Pengamat Kebijakan Publik dari Universitas Indonesia (UI), Roy Valiant Salomo menyatakan wajar saja bila program Makan Bergizi Gratis (MBG) yang terbilang masih baru, masih memiliki banyak masalah didalamnya. Ia pun menilai setidaknya ada empat penyebab utama permasalahan ini.

“Ada beberapa penyebab kemungkinan terjadinya berbagai masalah yang ada. Pertama action plan-nya kurang bagus.

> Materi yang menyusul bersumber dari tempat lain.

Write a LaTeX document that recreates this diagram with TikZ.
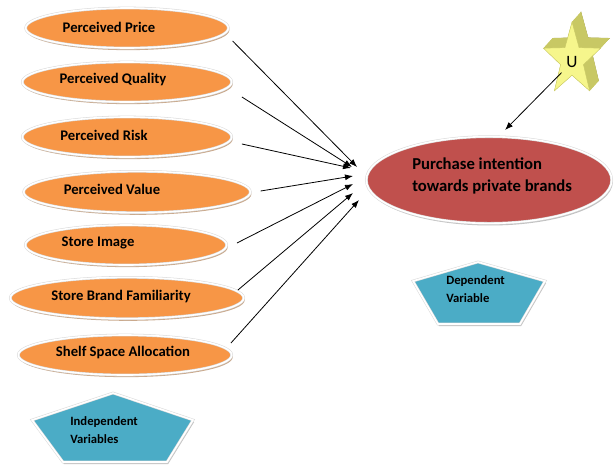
\documentclass[tikz,border=0pt]{standalone}
\usepackage{fontspec}
\setmainfont{Carlito}
\usetikzlibrary{shapes.geometric,shadows,arrows.meta}

\definecolor{factorfill}{RGB}{247,150,70}
\definecolor{intentfill}{RGB}{192,80,77}
\definecolor{kindfill}{RGB}{75,172,198}
\definecolor{rimshadow}{RGB}{196,160,128}
\definecolor{starfront}{RGB}{246,246,140}
\definecolor{starside}{RGB}{200,200,100}

\begin{document}
\begin{tikzpicture}[x=0.75pt,y=0.75pt,yscale=-1,xscale=1,
	factor/.style={ellipse, fill=factorfill, draw=gray!30, double=white, double distance=1.2pt,
		inner sep=0pt, drop shadow={shadow xshift=0.8pt, shadow yshift=-1.6pt, fill=rimshadow, opacity=0.9}},
	intent/.style={ellipse, fill=intentfill, draw=gray!30, double=white, double distance=1.2pt,
		inner sep=0pt, drop shadow={shadow xshift=0.8pt, shadow yshift=-1.6pt, fill=gray!60, opacity=0.8}},
	kind/.style={fill=kindfill, draw=gray!30, double=white, double distance=1.2pt,
		drop shadow={shadow xshift=0.8pt, shadow yshift=-1.6pt, fill=gray!60, opacity=0.8}},
	factortext/.style={inner sep=0.75pt, font=\fontsize{11}{13}\selectfont\bfseries},
	kindtext/.style={inner sep=0.75pt, anchor=west, align=left, font=\fontsize{9.5}{14}\selectfont\bfseries},
	link/.style={-{Latex[length=6pt,width=4.5pt]}, line width=0.6pt},
]
\useasboundingbox (0,0) rectangle (616,465);

%Shape: Ellipse (independent variables)
\node[factor, minimum width=152pt, minimum height=30pt] (price) at (127,28) {};
\node[factor, minimum width=157pt, minimum height=30pt] (quality) at (127,82) {};
\node[factor, minimum width=157pt, minimum height=30pt] (risk) at (127,137) {};
\node[factor, minimum width=170pt, minimum height=31pt] (value) at (137,192) {};
\node[factor, minimum width=151pt, minimum height=30pt] (image) at (126,245) {};
\node[factor, minimum width=175pt, minimum height=31pt] (familiar) at (127,298) {};
\node[factor, minimum width=160pt, minimum height=30pt] (shelf) at (125,355) {};

% Text Node
\node[factortext] (price-t) at (109,27) {Perceived Price};
% Text Node
\node[factortext] (quality-t) at (113,80) {Perceived Quality};
% Text Node
\node[factortext] (risk-t) at (104,135) {Perceived Risk};
% Text Node
\node[factortext] (value-t) at (112,189) {Perceived Value};
% Text Node
\node[factortext] (image-t) at (98,243) {Store Image};
% Text Node
\node[factortext] (familiar-t) at (121,296) {Store Brand Familiarity};
% Text Node
\node[factortext] (shelf-t) at (123,352) {Shelf Space Allocation};

%Shape: Ellipse (dependent variable)
\node[intent, minimum width=184pt, minimum height=65pt] (intention) at (489,180) {};
% Text Node
\node[anchor=west, align=left, inner sep=0.75pt, font=\fontsize{12.5}{17}\selectfont\bfseries]
	(intention-t) at (411,176) {Purchase intention\\towards private brands};

%Shape: Star (back face and extruded sides)
\draw[fill=starside, draw=starside!80!black, line width=0.3pt] (581,12)
	\foreach \a/\r in {126/12,162/30,198/12,234/30,270/12,306/30,342/12,18/30,54/12}
	{ -- ({581+\r*cos(\a)},{50-1.27*\r*sin(\a)}) } -- cycle;
\foreach \a/\r/\b/\s in {90/30/126/12,126/12/162/30,162/30/198/12,198/12/234/30,234/30/270/12,
		270/12/306/30,306/30/342/12,342/12/18/30,18/30/54/12,54/12/90/30}
	\fill[starside] ({572+\r*cos(\a)},{60-1.27*\r*sin(\a)}) -- ({572+\s*cos(\b)},{60-1.27*\s*sin(\b)})
		-- ({581+\s*cos(\b)},{50-1.27*\s*sin(\b)}) -- ({581+\r*cos(\a)},{50-1.27*\r*sin(\a)}) -- cycle;
%Shape: Star (front face)
\draw[fill=starfront, draw=starside, line width=0.3pt] (572,22)
	\foreach \a/\r in {126/12,162/30,198/12,234/30,270/12,306/30,342/12,18/30,54/12}
	{ -- ({572+\r*cos(\a)},{60-1.27*\r*sin(\a)}) } -- cycle;
% Text Node
\node[inner sep=0.75pt, font=\fontsize{13}{15}\selectfont] (u) at (572,62) {U};

%Shape: Pentagon
\draw[kind] (478,262) -- (545,281) -- (520,324) -- (438,324) -- (413,281) -- cycle;
% Text Node
\node[kindtext] (dep-t) at (445,289) {Dependent\\Variable};
%Shape: Pentagon
\draw[kind] (113,393) -- (193,420) -- (167,462) -- (63,462) -- (32,420) -- cycle;
% Text Node
\node[kindtext] (indep-t) at (69,430) {Independent\\Variables};

% arrow heads next to the dependent variable
\coordinate (in1) at (357,167);
\coordinate (in2) at (352,167);
\coordinate (in3) at (351,168);
\coordinate (in4) at (353,176);
\coordinate (in5) at (353,184);
\coordinate (in6) at (353,193);
\coordinate (in7) at (359,200);
\coordinate (inU) at (505,130);

%Straight Lines
\draw[link] ([shift={(4,13)}]price.east) -- (in1);
\draw[link] ([shift={(10,15)}]quality.east) -- (in2);
\draw[link] ([shift={(10,7)}]risk.east) -- (in3);
\draw[link] ([shift={(10,-1)}]value.east) -- (in4);
\draw[link] ([shift={(10,-2)}]image.east) -- (in5);
\draw[link] ([shift={(-6,-8)}]familiar.east) -- (in6);
\draw[link] ([shift={(-1,-12)}]shelf.east) -- (in7);
\draw[link, shorten <=4pt] (u) -- (inU);

\end{tikzpicture}
\end{document}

Kedua, ada kelemahan dalam pengawasan dan monitoring-nya,” ujar Roy kepada inilah.com saat dihubungi di Jakarta, Senin (28/4/2025).

Ketiga, ia menyebut manajemen pengelolaannya serta keempat tata kelola program yang menghabiskan anggaran jumbo ini, masih dikatakan belum baik.

“Jadi menurut saya, ya perbaiki dengan cepat paling tidak ke empat hal di atas. Jika ke empat hal di atas yang mungkin menjadi penyebabnya (diperbaiki), saya pikir kinerjanya akan menjadi lebih baik. Untuk itu kepala BGN dan jajarannya ya harus kerja keras,” tegasnya.

Meski sudah terdapat banyak masalah, ia tidak menyarankan program MBG dihentikan.

“Wah ya jangan (dihentikan) lah, mau menangkap tikus di lumbung, kok lumbungnya yang dibakar,” tandasnya.

Hal senada juga diutarakan pengamat kebijakan publik Agus Pambagio. Ia menyarankan agar program ini dihentikan untuk dievaluasi secara menyeluruh.

“Jadi sekali lagi tolong setop dulu, evaluasi dulu, kemudian buat aturan yang jelas, bagaimana keterlibatan Pemda, bagaimana keterlibatan swasta, bagaimana keterlibatan UMKM dan publik,” tegas Agus kepada Inilah.com di Jakarta, Senin (28/4/2025).

Sejatinya, kata Agus, MBG adalah program yang bagus, namun karena tidak dipersiapkan secara teliti dan terkesan terburu-buru, akhirnya justru menambah daftar masalah di kemudian hari.

“MBG ini enggak jelas underlying-nya atau peraturan perundang-undangannya, hanya ada perpres ke kepala BGN. Sekarang yang dilihat apa? Saya sudah sampaikan bahwa ini satu, MBG ini sumber korupsi yang sulit dilacak. Kkarena makanan. Bagaimana mengauditnya? Mau hitung berapa toge yang dimakan, kemudian yang dibeli, kan sulit,” tuturnya.

Agus juga menyoroti minimnya keterlibatan Pemda hingga Badan Pengawas Obat dan Makanan (BPOM). Padahal kata dia, seharusnya BPOM yang bertugas untuk mengecek kualitas makanan dan mengawasi, tentu harus terlibat di dalam program ini.

“Ini adalah pangan yang ditelan oleh manusia yang kalau salah, entah salah bumbu, entah alergi, entah apa, itu bisa fatal. Dan itu terbukti kan? Semua ada yang mencret dan amit-amit nanti (jangan) sampai ada nyawa melayang, karena itu berat (pertanggungjawabannya),” ungkap Agus.